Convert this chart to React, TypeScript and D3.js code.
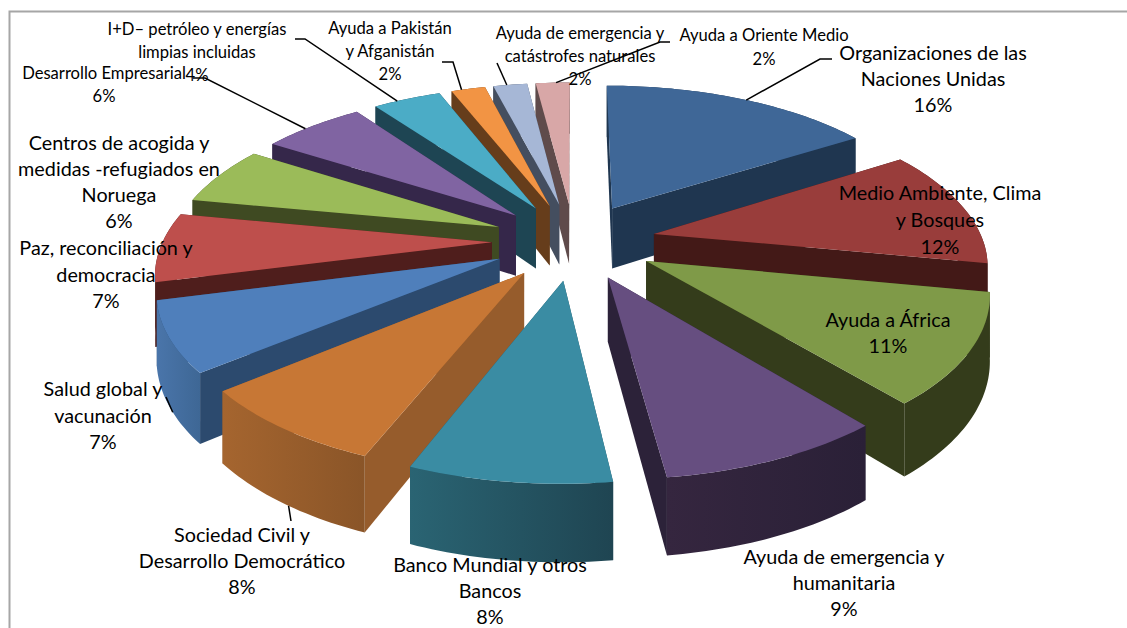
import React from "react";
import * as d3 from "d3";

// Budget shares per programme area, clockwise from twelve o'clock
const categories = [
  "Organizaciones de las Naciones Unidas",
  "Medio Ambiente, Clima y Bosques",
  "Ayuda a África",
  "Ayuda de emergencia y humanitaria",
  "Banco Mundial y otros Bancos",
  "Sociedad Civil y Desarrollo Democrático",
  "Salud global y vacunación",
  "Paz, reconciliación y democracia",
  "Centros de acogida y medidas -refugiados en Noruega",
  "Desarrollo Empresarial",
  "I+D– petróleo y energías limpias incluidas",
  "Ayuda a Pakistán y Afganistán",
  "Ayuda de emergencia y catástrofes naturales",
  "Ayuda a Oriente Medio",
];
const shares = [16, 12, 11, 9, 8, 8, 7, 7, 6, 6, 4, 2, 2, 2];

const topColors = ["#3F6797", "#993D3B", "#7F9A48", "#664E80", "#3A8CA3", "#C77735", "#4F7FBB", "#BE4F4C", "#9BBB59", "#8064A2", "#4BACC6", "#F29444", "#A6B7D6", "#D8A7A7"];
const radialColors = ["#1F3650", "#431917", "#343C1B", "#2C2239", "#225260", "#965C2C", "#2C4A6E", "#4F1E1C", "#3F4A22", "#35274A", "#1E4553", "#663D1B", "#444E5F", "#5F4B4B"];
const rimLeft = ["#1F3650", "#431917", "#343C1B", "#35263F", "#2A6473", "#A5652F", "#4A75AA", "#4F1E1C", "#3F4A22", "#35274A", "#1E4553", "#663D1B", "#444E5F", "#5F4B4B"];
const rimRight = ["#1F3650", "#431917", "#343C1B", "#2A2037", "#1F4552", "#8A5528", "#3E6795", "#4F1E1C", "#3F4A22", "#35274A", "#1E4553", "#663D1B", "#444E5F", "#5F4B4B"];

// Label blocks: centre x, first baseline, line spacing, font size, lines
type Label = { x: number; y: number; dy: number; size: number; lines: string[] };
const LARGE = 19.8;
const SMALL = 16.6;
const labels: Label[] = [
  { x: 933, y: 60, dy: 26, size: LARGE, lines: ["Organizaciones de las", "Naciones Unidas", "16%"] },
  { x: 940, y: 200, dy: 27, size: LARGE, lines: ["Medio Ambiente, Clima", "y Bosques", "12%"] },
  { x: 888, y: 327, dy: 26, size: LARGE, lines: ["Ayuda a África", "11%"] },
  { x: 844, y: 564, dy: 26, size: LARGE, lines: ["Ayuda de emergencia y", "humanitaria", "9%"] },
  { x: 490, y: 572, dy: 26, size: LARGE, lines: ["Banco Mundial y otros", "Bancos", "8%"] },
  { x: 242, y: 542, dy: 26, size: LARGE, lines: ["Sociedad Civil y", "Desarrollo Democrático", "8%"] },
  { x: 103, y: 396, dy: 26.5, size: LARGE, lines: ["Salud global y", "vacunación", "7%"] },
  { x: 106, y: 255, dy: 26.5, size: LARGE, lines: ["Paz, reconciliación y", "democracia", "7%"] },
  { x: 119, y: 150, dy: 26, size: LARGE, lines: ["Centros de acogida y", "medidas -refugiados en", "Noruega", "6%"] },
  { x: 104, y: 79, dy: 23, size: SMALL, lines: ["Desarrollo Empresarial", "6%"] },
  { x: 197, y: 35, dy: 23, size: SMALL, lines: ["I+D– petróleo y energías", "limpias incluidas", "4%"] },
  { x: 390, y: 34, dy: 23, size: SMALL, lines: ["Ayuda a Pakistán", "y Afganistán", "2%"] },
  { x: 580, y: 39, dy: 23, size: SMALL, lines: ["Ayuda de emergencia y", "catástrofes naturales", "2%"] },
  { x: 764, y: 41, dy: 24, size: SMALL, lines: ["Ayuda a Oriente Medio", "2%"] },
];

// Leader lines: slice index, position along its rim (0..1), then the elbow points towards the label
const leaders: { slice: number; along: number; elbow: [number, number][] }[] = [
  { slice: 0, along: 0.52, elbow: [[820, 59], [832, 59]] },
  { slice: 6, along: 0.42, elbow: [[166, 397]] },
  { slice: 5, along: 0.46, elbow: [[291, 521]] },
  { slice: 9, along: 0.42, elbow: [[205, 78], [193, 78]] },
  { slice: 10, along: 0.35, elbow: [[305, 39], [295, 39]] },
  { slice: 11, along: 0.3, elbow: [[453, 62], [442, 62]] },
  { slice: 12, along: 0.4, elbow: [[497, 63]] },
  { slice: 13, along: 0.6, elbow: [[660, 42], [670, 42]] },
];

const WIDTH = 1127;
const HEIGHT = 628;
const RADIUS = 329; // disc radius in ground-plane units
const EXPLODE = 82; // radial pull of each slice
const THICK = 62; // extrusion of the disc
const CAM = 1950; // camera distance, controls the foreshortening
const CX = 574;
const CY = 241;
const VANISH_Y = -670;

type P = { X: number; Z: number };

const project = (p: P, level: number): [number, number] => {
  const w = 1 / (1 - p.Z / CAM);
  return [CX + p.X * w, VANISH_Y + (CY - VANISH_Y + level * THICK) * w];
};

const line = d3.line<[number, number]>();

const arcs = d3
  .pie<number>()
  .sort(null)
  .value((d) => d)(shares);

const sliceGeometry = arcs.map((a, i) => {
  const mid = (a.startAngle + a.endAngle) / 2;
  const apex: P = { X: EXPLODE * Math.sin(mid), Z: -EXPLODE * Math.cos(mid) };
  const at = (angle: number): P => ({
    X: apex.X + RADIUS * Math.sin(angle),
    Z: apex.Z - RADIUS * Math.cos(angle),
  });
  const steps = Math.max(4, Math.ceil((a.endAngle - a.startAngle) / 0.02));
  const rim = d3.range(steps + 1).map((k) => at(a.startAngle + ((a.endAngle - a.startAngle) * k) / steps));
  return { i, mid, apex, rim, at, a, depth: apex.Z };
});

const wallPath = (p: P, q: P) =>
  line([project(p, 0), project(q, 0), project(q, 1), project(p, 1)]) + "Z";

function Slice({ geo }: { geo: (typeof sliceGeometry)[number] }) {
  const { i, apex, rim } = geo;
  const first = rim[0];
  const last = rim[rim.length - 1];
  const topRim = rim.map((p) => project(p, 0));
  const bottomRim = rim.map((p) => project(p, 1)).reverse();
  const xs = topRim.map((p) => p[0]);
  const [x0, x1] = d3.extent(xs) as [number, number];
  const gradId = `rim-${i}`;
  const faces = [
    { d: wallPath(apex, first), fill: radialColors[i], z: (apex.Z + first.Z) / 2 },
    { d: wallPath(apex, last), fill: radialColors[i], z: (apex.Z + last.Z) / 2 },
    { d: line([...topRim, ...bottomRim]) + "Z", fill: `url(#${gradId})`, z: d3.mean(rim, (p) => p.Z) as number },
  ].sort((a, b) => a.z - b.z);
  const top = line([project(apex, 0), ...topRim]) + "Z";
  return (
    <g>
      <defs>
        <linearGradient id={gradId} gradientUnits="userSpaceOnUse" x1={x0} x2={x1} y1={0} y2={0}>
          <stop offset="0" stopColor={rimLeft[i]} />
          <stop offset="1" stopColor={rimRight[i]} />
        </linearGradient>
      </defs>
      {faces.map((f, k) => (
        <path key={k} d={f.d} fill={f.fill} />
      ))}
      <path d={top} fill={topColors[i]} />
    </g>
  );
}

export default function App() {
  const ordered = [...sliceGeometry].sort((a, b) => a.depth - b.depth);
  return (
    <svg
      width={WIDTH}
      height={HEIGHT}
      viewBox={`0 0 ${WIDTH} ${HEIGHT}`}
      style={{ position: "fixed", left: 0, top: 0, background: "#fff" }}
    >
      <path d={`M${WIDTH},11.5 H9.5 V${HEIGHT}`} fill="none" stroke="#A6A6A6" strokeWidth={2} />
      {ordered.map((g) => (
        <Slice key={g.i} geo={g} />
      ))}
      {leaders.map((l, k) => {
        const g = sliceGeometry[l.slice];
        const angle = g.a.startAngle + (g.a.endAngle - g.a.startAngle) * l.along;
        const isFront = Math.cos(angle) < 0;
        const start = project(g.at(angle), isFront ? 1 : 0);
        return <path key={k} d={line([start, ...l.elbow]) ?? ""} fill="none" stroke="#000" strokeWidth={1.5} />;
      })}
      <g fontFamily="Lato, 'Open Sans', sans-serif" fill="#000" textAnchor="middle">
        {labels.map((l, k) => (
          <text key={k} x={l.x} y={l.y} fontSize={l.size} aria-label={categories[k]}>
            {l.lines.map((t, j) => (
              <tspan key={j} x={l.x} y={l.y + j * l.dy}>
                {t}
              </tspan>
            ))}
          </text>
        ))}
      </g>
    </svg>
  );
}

*YOUR GOAL*.
Pictures are excluded: retype only the lines from the beginning of the listing above through the line with "6, 4, 2, 2, 2];", both included.

*RESULT OF THIS EXERCISE*.
Convert this chart to React, TypeScript and D3.js code.
import React from "react";
import * as d3 from "d3";

// Budget shares per programme area, clockwise from twelve o'clock
const categories = [
  "Organizaciones de las Naciones Unidas",
  "Medio Ambiente, Clima y Bosques",
  "Ayuda a África",
  "Ayuda de emergencia y humanitaria",
  "Banco Mundial y otros Bancos",
  "Sociedad Civil y Desarrollo Democrático",
  "Salud global y vacunación",
  "Paz, reconciliación y democracia",
  "Centros de acogida y medidas -refugiados en Noruega",
  "Desarrollo Empresarial",
  "I+D– petróleo y energías limpias incluidas",
  "Ayuda a Pakistán y Afganistán",
  "Ayuda de emergencia y catástrofes naturales",
  "Ayuda a Oriente Medio",
];
const shares = [16, 12, 11, 9, 8, 8, 7, 7, 6, 6, 4, 2, 2, 2];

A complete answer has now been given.